The man looked back at the monk and said, "That is a shame, because Jesus lives among you.  I come back here year after year, just so that I can spend this time with Jesus.  I wonder where I will find him when your doors close?"  Then the man turned and left.
          The monk immediately went to tell his brothers what the man had told him that Jesus lived among them.  The monks, not knowing which one of them was the Christ, began treating each other with love and respect.   They became more dedicated to their prayers, to their ministry and, to the community in which they lived.  The next year, when the man came for his visit, the monks’ enthusiasm toward their God and the love they had for one another was so great it was hard for him to imagine that just a year ago they were going to close the monastery.
          What made the difference?  The difference was that they realized that Jesus lived among them and they, not knowing which one of them was the Christ, began to treat each other as if they were Jesus. Their attitudes toward one another revolutionized their relationships with God and with each other.  Think what it would do, if all the Christians in the world started to treat everyone else in the world as if they were Jesus Christ.  It would not only completely change how we treated others, but it would also change how others treated us.  What if God was one of us?  What if we acted like God was one of us?  Any of us?  Some one among us?
Faith is a strange kind of belief. Faith is a belief that is lived, it is a belief which can only exist in action. You can believe that a force called gravity keeps us firmly stuck to the ground. You can believe that the world is made up of tiny electrically charged particles whose properties dictate how our world works but those kind of beliefs require nothing of us. We either believe that these unseen forces are at work in our world or we don’t. There is nothing that believing or not believing in electrons requires of us, but faith in Jesus Christ, requires something of us. It moves us, it changes us and spurs us into action.

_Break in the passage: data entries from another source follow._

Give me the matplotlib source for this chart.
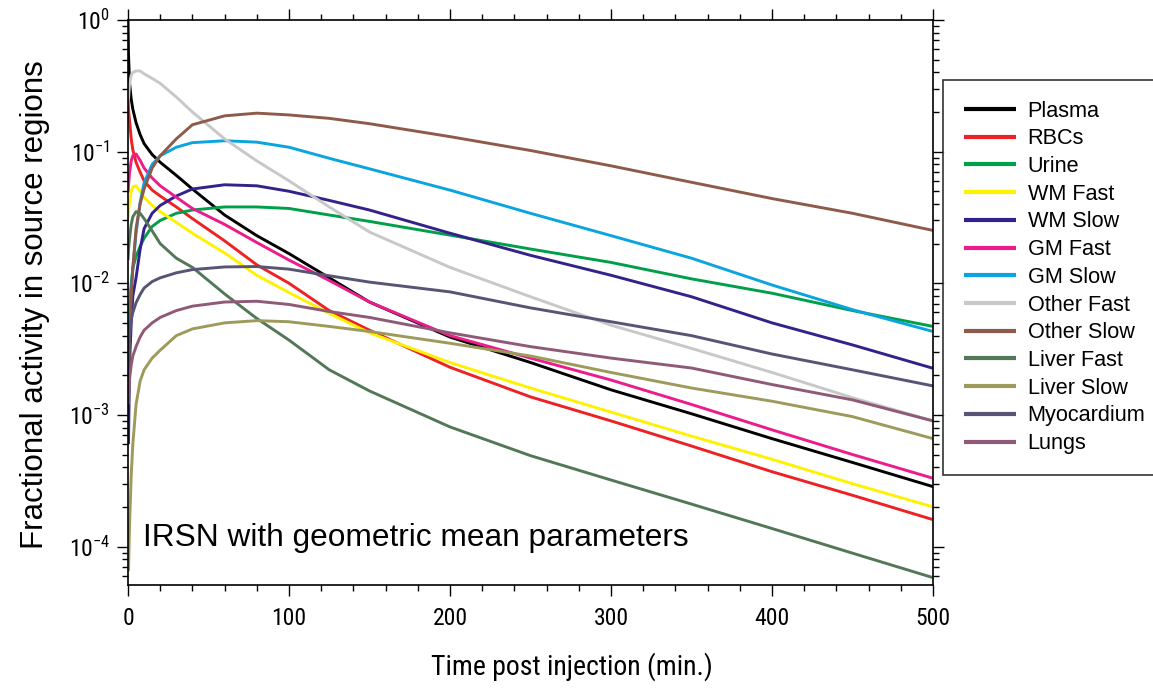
import numpy as np
import matplotlib
matplotlib.use("Agg")
import matplotlib.pyplot as plt
from matplotlib import font_manager
from matplotlib.font_manager import FontProperties
from matplotlib.ticker import MultipleLocator, LogLocator, NullFormatter

ttf = font_manager.fontManager.ttflist
names = {f.name for f in ttf}
REG = 'Liberation Sans' if 'Liberation Sans' in names else 'DejaVu Sans'

narrow_file = None
for pref in ['Liberation Sans Narrow', 'Arial Narrow', 'Roboto Condensed', 'Open Sans Condensed']:
    cands = [f for f in ttf if f.name == pref and f.weight in (400, 'normal', 'regular')
             and f.style == 'normal']
    if cands:
        narrow_file = cands[0].fname
        break
if narrow_file is None:
    cands = [f for f in ttf if f.stretch in ('condensed', 'semi-condensed')
             and f.style == 'normal' and f.weight in (400, 'normal', 'regular')
             and 'Serif' not in f.name and 'Mono' not in f.name]
    if cands:
        narrow_file = cands[0].fname


def nfont(size):
    if narrow_file:
        return FontProperties(fname=narrow_file, size=size)
    return FontProperties(family=REG, size=size * 0.88)


plt.rcParams['font.family'] = [REG, 'DejaVu Sans']
plt.rcParams['mathtext.default'] = 'regular'

nan = np.nan
# time (min)
t = [0, 0.3, 1, 2, 3, 5, 7.5, 10, 15, 20, 30, 40, 60, 80, 100, 125, 150, 200, 250, 300, 350, 400, 450, 500]

plasma = [1.0, 0.55, 0.33, 0.25, 0.21, 0.166, 0.135, 0.115, 0.095, 0.083, 0.066, 0.052, 0.033, 0.023, 0.0168,
          0.011, 0.0072, 0.0039, 0.0025, 0.00155, 0.00102, 0.00066, 0.000435, 0.000285]
rbcs = [0.25, 0.21, 0.17, 0.125, 0.103, 0.083, 0.07, 0.06, 0.051, 0.046, 0.038, 0.031, 0.021, 0.0138, 0.010,
        0.0062, 0.0044, 0.0023, 0.00137, 0.0009, 0.00058, 0.00037, 0.000245, 0.00016]
urine = [nan, 0.003, 0.0068, 0.010, 0.013, 0.016, 0.019, 0.022, 0.027, 0.030, 0.034, 0.036, 0.038, 0.038, 0.037,
         0.033, 0.0295, 0.0232, 0.0182, 0.0144, 0.0108, 0.0084, 0.0062, 0.0047]
wm_fast = [0.031, 0.035, 0.042, 0.050, 0.054, 0.055, 0.050, 0.045, 0.039, 0.035, 0.029, 0.024, 0.017, 0.0115, 0.0085,
           0.0059, 0.0042, 0.0025, 0.0016, 0.00105, 0.00069, 0.00046, 0.0003, 0.0002]
wm_slow = [nan, 0.0006, 0.0025, 0.005, 0.008, 0.011, 0.018, 0.026, 0.034, 0.039, 0.046, 0.052, 0.056, 0.055, 0.050,
           0.0426, 0.036, 0.024, 0.0163, 0.0115, 0.0079, 0.005, 0.0034, 0.00226]
gm_fast = [0.049, 0.055, 0.070, 0.085, 0.093, 0.096, 0.086, 0.075, 0.063, 0.055, 0.045, 0.037, 0.028, 0.0204, 0.015,
           0.0105, 0.0072, 0.0040, 0.0027, 0.00184, 0.0012, 0.00077, 0.0005, 0.00033]
gm_slow = [nan, 0.0025, 0.005, 0.009, 0.013, 0.024, 0.041, 0.058, 0.080, 0.093, 0.108, 0.117, 0.121, 0.118, 0.108,
           0.089, 0.074, 0.051, 0.034, 0.023, 0.0155, 0.0097, 0.0063, 0.0043]
other_fast = [nan, 0.25, 0.33, 0.38, 0.40, 0.41, 0.41, 0.39, 0.36, 0.33, 0.26, 0.20, 0.125, 0.085, 0.06,
              0.038, 0.0245, 0.0132, 0.0079, 0.0048, 0.0032, 0.0021, 0.00135, 0.0009]
other_slow = [nan, 0.0012, 0.004, 0.008, 0.013, 0.026, 0.040, 0.052, 0.075, 0.093, 0.125, 0.160, 0.187, 0.196, 0.19,
              0.179, 0.163, 0.13, 0.102, 0.078, 0.0585, 0.044, 0.034, 0.0252]
liver_fast = [0.015, 0.018, 0.022, 0.028, 0.032, 0.035, 0.034, 0.031, 0.025, 0.020, 0.0155, 0.0132, 0.0083, 0.0054,
              0.0037, 0.0022, 0.00152, 0.00081, 0.00049, 0.00032, 0.00021, 0.000137, 0.000089, 0.000058]
liver_slow = [nan, 0.000065, 0.00015, 0.00035, 0.0006, 0.0012, 0.0018, 0.0022, 0.0027, 0.0031, 0.0040, 0.0045, 0.005,
              0.0052, 0.0051, 0.0047, 0.0043, 0.0035, 0.0028, 0.0021, 0.0016, 0.00127, 0.00097, 0.00066]
myocardium = [nan, 0.0018, 0.0042, 0.0053, 0.006, 0.0071, 0.0082, 0.0092, 0.0103, 0.011, 0.012, 0.0127, 0.0133,
              0.0134, 0.0128, 0.0114, 0.0102, 0.0086, 0.0065, 0.0051, 0.0040, 0.0029, 0.0022, 0.00166]
lungs = [nan, 0.0014, 0.0019, 0.0024, 0.0028, 0.0033, 0.0039, 0.0044, 0.005, 0.0055, 0.0062, 0.0067, 0.0072, 0.0073,
         0.0069, 0.0061, 0.0055, 0.0042, 0.0033, 0.0027, 0.00227, 0.0017, 0.0013, 0.0009]

labels = ["Plasma", "RBCs", "Urine", "WM Fast", "WM Slow", "GM Fast", "GM Slow", "Other Fast",
          "Other Slow", "Liver Fast", "Liver Slow", "Myocardium", "Lungs"]
series = [plasma, rbcs, urine, wm_fast, wm_slow, gm_fast, gm_slow, other_fast,
          other_slow, liver_fast, liver_slow, myocardium, lungs]
colors = ["#000000", "#ED2224", "#00A04B", "#FFF200", "#33228A", "#EC1C8C", "#0AA5E0", "#C8C8C8",
          "#8E5A4A", "#527858", "#9E9A5C", "#585475", "#8F5A78"]

x_ticks = [0, 100, 200, 300, 400, 500]
y_ticks = [1e-4, 1e-3, 1e-2, 1e-1, 1]
y_tick_labels = ["10$^{-4}$", "10$^{-3}$", "10$^{-2}$", "10$^{-1}$", "10$^{0}$"]

W, H = 1153, 689
fig = plt.figure(figsize=(W / 100, H / 100), dpi=100)
ax = fig.add_axes([128 / W, 1 - 585 / H, 805 / W, 565 / H])

handles = []
for lab, ys, c in zip(labels, series, colors):
    h, = ax.plot(t, ys, color=c, lw=2.1, label=lab, solid_capstyle='butt')
    handles.append(h)

ax.set_yscale('log')
ax.set_xlim(0, 500)
ax.set_ylim(5.1e-5, 1.0)
ax.set_xticks(x_ticks)
ax.set_xticklabels([str(v) for v in x_ticks], fontproperties=nfont(17))
ax.xaxis.set_minor_locator(MultipleLocator(20))
ax.set_yticks(y_ticks)
ax.set_yticklabels(y_tick_labels, fontproperties=nfont(17))
ax.yaxis.set_minor_locator(LogLocator(base=10, subs=np.arange(2, 10), numticks=20))
ax.yaxis.set_minor_formatter(NullFormatter())
ax.tick_params(which='both', direction='out', top=True, right=True, width=1.0, color='black')
ax.tick_params(which='major', length=8)
ax.tick_params(which='minor', length=4.5)
ax.tick_params(axis='x', pad=8)
ax.tick_params(axis='y', pad=5)
for s in ax.spines.values():
    s.set_linewidth(1.2)

fig.text(35 / W, 1 - 305 / H, "Fractional activity in source regions", rotation=90,
         ha='center', va='center', fontsize=22.5, fontfamily=REG)
fig.text(572 / W, 1 - 667 / H, "Time post injection (min.)", ha='center', va='center',
         fontproperties=nfont(20))
ax.text(15 / 805, (585 - 538) / 565, "IRSN with geometric mean parameters", transform=ax.transAxes,
        ha='left', va='center', fontsize=22.8, fontfamily=REG)

leg = fig.legend(handles=handles, loc='upper left', bbox_to_anchor=(943 / W, 1 - 80 / H),
                 borderaxespad=0, frameon=True, fancybox=False, edgecolor='black',
                 prop={'family': REG, 'size': 15.6}, handlelength=2.4, handletextpad=0.55,
                 labelspacing=0.31, borderpad=0.95)
leg.get_frame().set_linewidth(1.2)
for lh in leg.get_lines():
    lh.set_linewidth(3)

fig.savefig("out.png", dpi=100)
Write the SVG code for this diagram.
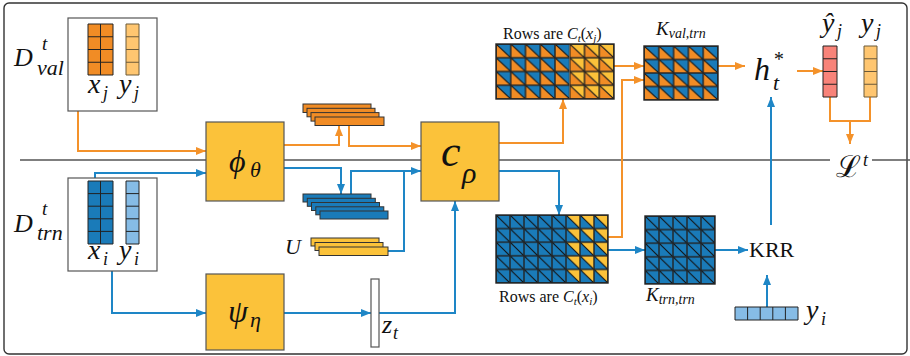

Once you know the truth of the gospel, once you come to and understanding of the God of the universe and that God’s love for each and every one of us, that love, that truth changes who we are, it changes how we live. It compels us to move in our world in loving ways. The love of God is a love that requires us to then in turn love those around us. If we truly understand that God loves us and calls for us to love the world around us, we cannot see one who is hungry and desire to feed, see one who is thirty and desire to quench that thirst, we cannot see one whom God loves and cherishes in pain or in need and not desire to reach out with the love that God had given to us and share that love by soothing that pain or meeting that need.

If we truly believe that God loves us. If we truly believe that Jesus Christ showed that love in his life, teachings, death and resurrection and that love calls us into relationship with the God of the universe and then we cannot help but be filled with that love, that love fills us, lives in us and is worked out in our actions and interactions in this world. The love we have for Christ is manifested in our love for those around us.
Christ, the king of heaven, knows that if we truly love him, then that love will be lived out in how we treat those around us. When we love Jesus we will treat each and everyone we meet as if that person were Jesus. As Christians we should see Jesus in everyone we meet, in everyone with whom we interact. We should treat our boss, our siblings, our parents, the stranger we pass on the street with the love, the dignity and the respect with which we would treat them if we truly believed them to be Jesus Christ himself.
Although it might be easy to get the cart before the horse, so to speak, and think that Jesus is telling us that it is the doing of these things which gets us into Heaven. But in fact this passage is not putting forth this kind of works related righteousness. Jesus is not telling us how to earn our way to heaven, instead he is describing what a life lived in love with God, a life living out that love will look like. They are the mark of one who is sanctified. They are the outward signs of Christian perfection. This is what holy living looks like when lived out by God’s people. 
This is not a prescription of how to get to Heaven, feed three hungry people, take a cup of cold water to one who is thirsty and call me in the morning. This is a description of what a life lived completely and totally given over to God will look like; if you love Jesus. This is what a holy life looks like. When the people of God are living out God’s holiness in this world then, the hungry will be fed the thirsty will be quenched, the stranger will be welcomed, the naked will be clothed, the sick will be taken care of and the prisoner will be visited. Those who are in need around you will be provided for. You will live a life of compassion. You will love each and every person as if they themselves were God. You will speak to each person you meet as if they were Jesus Christ. Everyone you meet will be treated with the kindness, the respect, the love you would give if they were Jesus. You will honor everyone as if they were you king. When you love God, you will love your neighbor. When you love Jesus Christ you will love the outcast and the lonely. The love of God will be the hallmark of your life. When people encounter you they will encounter the love of God in you, because you are loving them as if they are God. This is what it means to be holy, to live out God’s holiness in your day to day life.
We love because God loves. We love because we believe. We love because our faith compels us to. We cannot love Jesus without loving those around us. We cannot be people of faith unless we are feeding the hungry, quenching the thirst of the thirsty, clothing the naked, welcoming the stranger, taking care of the sick and visiting those in prison, because that is what a life of faith will look like to one who is observing it from the outside. It will be a life marked by action, a life marked by love moving; a life marked by someone who cannot stand by and to allow those around them to suffer.
Our faith moves us in ways that will not allow suffering to continue to go on around us in this world. A true believer in Jesus Christ will not go unmoved when another is suffering. A true adherent to the faith cannot but help but be torn apart when someone around them is hurting. We, as follows of Christ will be forced into action by our faith and by our love for Jesus to mend the broken, and be balm to those who are hurting. The love of Christ compels us, moves us and transforms us in ways so that we are ruled by an over powering, outreaching love that will not stop until we have loved all those we touch and are moving to right the wrongs that Jesus himself came to this world to right.